### Set exercise
Copy each line in the data that includes the word "this".

### Data to use
·····
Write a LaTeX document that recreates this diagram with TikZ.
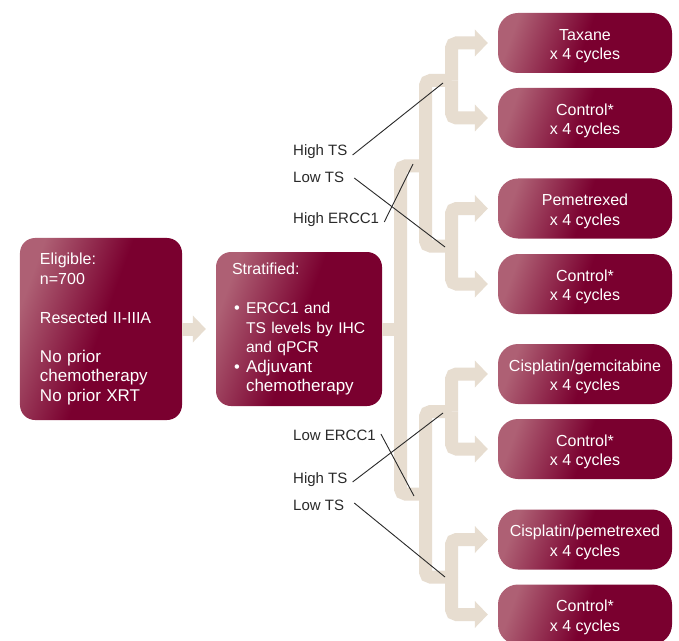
\documentclass[tikz,border=0pt]{standalone}
\usepackage{fontspec}
\setmainfont{Liberation Sans}
\usetikzlibrary{arrows.meta}
\definecolor{boxlight}{HTML}{AE6074}
\definecolor{boxdark}{HTML}{7A002F}
\definecolor{beige}{HTML}{E7DDD0}
\definecolor{lblgray}{HTML}{2A2A2A}
\newcommand{\bigline}[1]{{\fontsize{17bp}{19.5bp}\selectfont #1}}
\newcommand{\smline}[1]{{\fontsize{15.6bp}{19.5bp}\selectfont #1}}
\newcommand{\bul}{\hspace*{2bp}\makebox[12bp][l]{\fontsize{16.5bp}{19.5bp}\selectfont\textbullet}}
\newcommand{\topstrut}{\rule{0pt}{17.5bp}}
\begin{document}
\begin{tikzpicture}[x=1bp,y=-1bp,
  box/.style={rounded corners=20bp, left color=boxlight, right color=boxdark, middle color=boxdark, shading angle=70, text=white, font=\fontsize{16bp}{19.5bp}\selectfont, align=center, minimum width=174bp, minimum height=60bp, inner sep=0pt},
  bigbox/.style={box, rounded corners=15bp, align=left},
  tree/.style={draw=beige, line width=13bp, rounded corners=5bp},
  treearrow/.style={tree, -{Triangle[width=27bp,length=13bp,line width=0pt]}},
  lbl/.style={anchor=west, inner sep=0pt, text=lblgray, font=\fontsize{15bp}{18bp}\selectfont},
  ptr/.style={draw=lblgray, line width=0.9bp},
]
\fill[white] (0,0) rectangle (679,641);
\useasboundingbox (0,0) rectangle (679,641);

% main boxes
\node[bigbox, text width=122bp, minimum width=162bp, minimum height=182bp] (elig) at (101,329)
  {Eligible:\\n=700\\[19.5bp]Resected II-IIIA\\[19.5bp]\bigline{No prior}\\\bigline{chemotherapy}\\\bigline{No prior XRT}};
\node[bigbox, text width=134bp, minimum width=166bp, minimum height=154bp] (strat) at (299,329)
  {Stratified:\\[19.5bp]\smline{\bul ERCC1 and}\\\smline{\hspace*{14bp}TS levels by IHC}\\\smline{\hspace*{14bp}and qPCR}\\\bigline{\bul Adjuvant}\\\bigline{\hspace*{14bp}chemotherapy}};

% arm boxes
\node[box] (tax)  at (585,43)    {\topstrut Taxane\\x 4 cycles};
\node[box] (ctl1) at (585,118)   {\topstrut Control*\\x 4 cycles};
\node[box] (pem)  at (585,208.5) {\topstrut Pemetrexed\\x 4 cycles};
\node[box] (ctl2) at (585,284)   {\topstrut Control*\\x 4 cycles};
\node[box] (cg)   at (585,374)   {\topstrut Cisplatin/gemcitabine\\x 4 cycles};
\node[box] (ctl3) at (585,449)   {\topstrut Control*\\x 4 cycles};
\node[box] (cp)   at (585,539.5) {\topstrut Cisplatin/pemetrexed\\x 4 cycles};
\node[box] (ctl4) at (585,614.5) {\topstrut Control*\\x 4 cycles};

% tree junctions
\coordinate (jA) at (451.5,80.5);
\coordinate (jB) at (451.5,246);
\coordinate (jC) at (451.5,411.5);
\coordinate (jD) at (451.5,577);
\coordinate (s1) at (425.5,166);
\coordinate (s2) at (425.5,494);
\coordinate (m)  at (400.5,329);

\draw[treearrow] (elig.east) -- ([xshift=-10bp]strat.west);
\draw[tree] (strat.east) -- (m);
\draw[tree] (s1) -| (m) |- (s2);
\draw[tree] (jA) -| (s1) |- (jB);
\draw[tree] (jC) -| (s2) |- (jD);
\draw[treearrow] (jA) |- ([xshift=-10bp]tax.west);
\draw[treearrow] (jA) |- ([xshift=-10bp]ctl1.west);
\draw[treearrow] (jB) |- ([xshift=-10bp]pem.west);
\draw[treearrow] (jB) |- ([xshift=-10bp]ctl2.west);
\draw[treearrow] (jC) |- ([xshift=-10bp]cg.west);
\draw[treearrow] (jC) |- ([xshift=-10bp]ctl3.west);
\draw[treearrow] (jD) |- ([xshift=-10bp]cp.west);
\draw[treearrow] (jD) |- ([xshift=-10bp]ctl4.west);

% labels
\node[lbl] (lt1) at (293,152) {High TS};
\node[lbl] (lt2) at (293,177) {Low TS};
\node[lbl] (le1) at (293,220) {High ERCC1};
\node[lbl] (le2) at (293,435) {Low ERCC1};
\node[lbl] (lt3) at (293,480) {High TS};
\node[lbl] (lt4) at (293,505) {Low TS};

\coordinate (pA) at (443,83);
\coordinate (pB) at (445,247);
\coordinate (pH) at (413,164);
\coordinate (pL) at (414,496);
\coordinate (pC) at (443,413);
\coordinate (pD) at (445,577);

\draw[ptr] ([xshift=5bp,yshift=-3bp]lt1.east) -- (pA);
\draw[ptr] ([xshift=10bp,yshift=-1bp]lt2.east) -- (pB);
\draw[ptr] ([xshift=5bp,yshift=-2bp]le1.east) -- (pH);
\draw[ptr] ([xshift=5bp,yshift=1bp]le2.east) -- (pL);
\draw[ptr] ([xshift=5bp,yshift=-2bp]lt3.east) -- (pC);
\draw[ptr] ([xshift=10bp,yshift=2bp]lt4.east) -- (pD);
\end{tikzpicture}
\end{document}
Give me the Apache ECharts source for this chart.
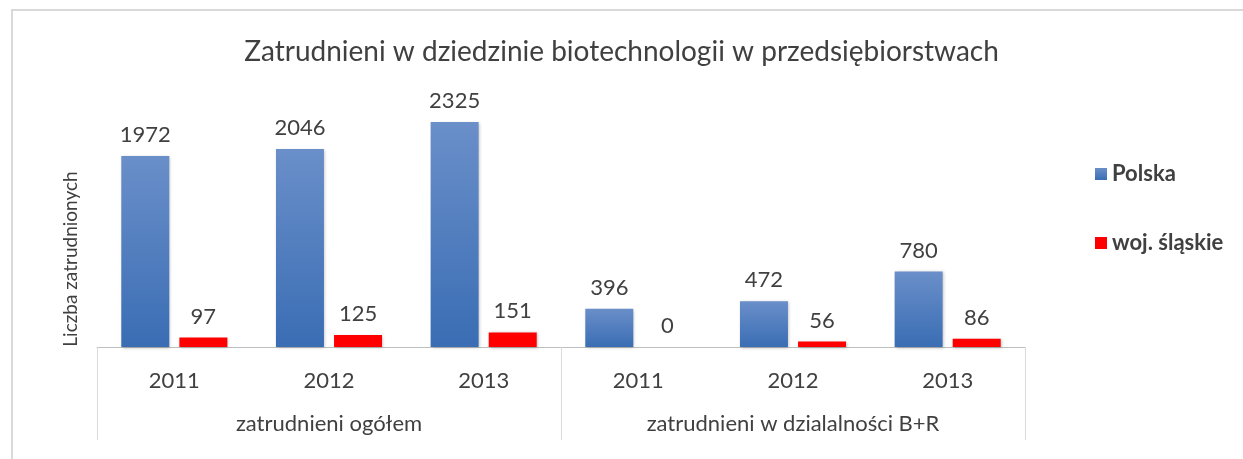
<!DOCTYPE html>
<html>
<head>
<meta charset="utf-8">
<script src="https://cdn.jsdelivr.net/npm/echarts@6/dist/echarts.min.js"></script>
<style>
  html, body { margin: 0; padding: 0; background: #fff; }
  #chart { width: 1243px; height: 459px; }
</style>
</head>
<body>
<div id="chart"></div>
<script>
  /** Data */
  var years = ['2011', '2012', '2013', '2011', '2012', '2013'];
  var groups = ['zatrudnieni ogółem', 'zatrudnieni w dzialalności B+R'];
  var polska = [1972, 2046, 2325, 396, 472, 780];
  var slaskie = [97, 125, 151, 0, 56, 86];

  var font = 'Lato, "Open Sans", sans-serif';

  var option = {
    backgroundColor: '#fff',
    animation: false,
    title: {
      text: 'Zatrudnieni w dziedzinie biotechnologii w przedsiębiorstwach',
      left: 'center',
      top: 33,
      textStyle: { color: '#404040', fontSize: 28, fontWeight: 'normal', fontFamily: font }
    },
    legend: {
      orient: 'vertical',
      left: 1090,
      top: 158,
      itemWidth: 12,
      itemHeight: 12,
      itemGap: 47,
      icon: 'rect',
      textStyle: { color: '#404040', fontSize: 22, fontWeight: 'bold', fontFamily: font },
      data: ['Polska', 'woj. śląskie']
    },
    graphic: [{
      type: 'polyline',
      shape: { points: [[12, 459], [12, 10], [1243, 10]] },
      style: { stroke: '#d9d9d9', lineWidth: 2, fill: null },
      silent: true
    }],
    grid: { left: 97, right: 218, top: 105, bottom: 112 },
    xAxis: [{
      type: 'category',
      data: years,
      position: 'bottom',
      axisLine: { lineStyle: { color: '#bfbfbf' } },
      axisTick: { show: false },
      axisLabel: { color: '#404040', fontSize: 22, margin: 23, fontFamily: font }
    }, {
      type: 'category',
      data: groups,
      position: 'bottom',
      axisLine: { show: false },
      axisTick: { show: true, length: 93, lineStyle: { color: '#d9d9d9' } },
      axisLabel: { color: '#404040', fontSize: 22, margin: 66, fontFamily: font }
    }],
    yAxis: {
      type: 'value',
      min: 0,
      max: 2500,
      name: 'Liczba zatrudnionych',
      nameLocation: 'middle',
      nameGap: 17,
      nameTextStyle: { color: '#404040', fontSize: 19, fontFamily: font, padding: [0, 66, 0, 0] },
      axisLine: { show: false },
      axisTick: { show: false },
      axisLabel: { show: false },
      splitLine: { show: false }
    },
    series: [{
      name: 'Polska',
      type: 'bar',
      data: polska,
      barWidth: 48,
      barGap: '21%',
      itemStyle: {
        color: new echarts.graphic.LinearGradient(0, 0, 0, 1, [
          { offset: 0, color: '#6a8fc9' },
          { offset: 1, color: '#3a6db4' }
        ]),
        shadowBlur: 3,
        shadowOffsetX: 1,
        shadowOffsetY: 1,
        shadowColor: 'rgba(0,0,0,0.25)'
      },
      label: { show: true, position: 'top', distance: 10, color: '#404040', fontSize: 22, fontFamily: font }
    }, {
      name: 'woj. śląskie',
      type: 'bar',
      data: slaskie,
      barWidth: 48,
      itemStyle: {
        color: '#ff0000',
        shadowBlur: 3,
        shadowOffsetX: 1,
        shadowOffsetY: 1,
        shadowColor: 'rgba(0,0,0,0.25)'
      },
      label: { show: true, position: 'top', distance: 10, color: '#404040', fontSize: 22, fontFamily: font }
    }]
  };

  echarts.init(document.getElementById('chart')).setOption(option);
</script>
</body>
</html>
·····
### Worked answer
Write a LaTeX document that recreates this diagram with TikZ.
Give me the Apache ECharts source for this chart.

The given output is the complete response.